## SET TASK:
Reproduce verbatim the lines up to and including the one with "const xMin = 0, xMax = 16, xStep = 2;", starting from the first.

══════

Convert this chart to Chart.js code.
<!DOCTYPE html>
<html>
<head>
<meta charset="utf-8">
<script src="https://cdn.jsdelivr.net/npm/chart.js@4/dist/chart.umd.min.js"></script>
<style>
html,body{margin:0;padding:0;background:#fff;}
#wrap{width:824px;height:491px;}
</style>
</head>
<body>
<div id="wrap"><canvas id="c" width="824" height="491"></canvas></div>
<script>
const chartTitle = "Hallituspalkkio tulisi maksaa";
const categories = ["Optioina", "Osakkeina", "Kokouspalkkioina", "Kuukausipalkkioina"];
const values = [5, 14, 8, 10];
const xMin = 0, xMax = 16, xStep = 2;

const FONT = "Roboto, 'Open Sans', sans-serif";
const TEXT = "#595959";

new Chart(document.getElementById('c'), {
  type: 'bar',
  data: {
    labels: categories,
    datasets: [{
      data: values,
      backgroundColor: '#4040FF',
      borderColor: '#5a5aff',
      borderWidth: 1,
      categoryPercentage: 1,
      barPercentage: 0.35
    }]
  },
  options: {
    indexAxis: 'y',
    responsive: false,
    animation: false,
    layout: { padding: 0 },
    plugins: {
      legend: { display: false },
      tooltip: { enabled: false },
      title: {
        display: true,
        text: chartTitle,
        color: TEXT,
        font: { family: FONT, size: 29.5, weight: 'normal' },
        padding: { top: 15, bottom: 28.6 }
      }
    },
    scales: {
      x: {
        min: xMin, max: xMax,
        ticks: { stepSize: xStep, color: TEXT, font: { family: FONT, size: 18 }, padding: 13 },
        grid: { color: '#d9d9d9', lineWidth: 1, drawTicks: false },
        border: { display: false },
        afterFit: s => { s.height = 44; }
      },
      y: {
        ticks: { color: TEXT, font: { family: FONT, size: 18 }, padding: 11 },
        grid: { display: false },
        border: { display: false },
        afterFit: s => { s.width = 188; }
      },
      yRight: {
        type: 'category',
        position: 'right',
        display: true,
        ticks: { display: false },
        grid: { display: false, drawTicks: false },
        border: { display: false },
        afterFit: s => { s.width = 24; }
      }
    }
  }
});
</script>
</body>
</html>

══════

## CORRECT OUTPUT:
Convert this chart to Chart.js code.
<!DOCTYPE html>
<html>
<head>
<meta charset="utf-8">
<script src="https://cdn.jsdelivr.net/npm/chart.js@4/dist/chart.umd.min.js"></script>
<style>
html,body{margin:0;padding:0;background:#fff;}
#wrap{width:824px;height:491px;}
</style>
</head>
<body>
<div id="wrap"><canvas id="c" width="824" height="491"></canvas></div>
<script>
const chartTitle = "Hallituspalkkio tulisi maksaa";
const categories = ["Optioina", "Osakkeina", "Kokouspalkkioina", "Kuukausipalkkioina"];
const values = [5, 14, 8, 10];
const xMin = 0, xMax = 16, xStep = 2;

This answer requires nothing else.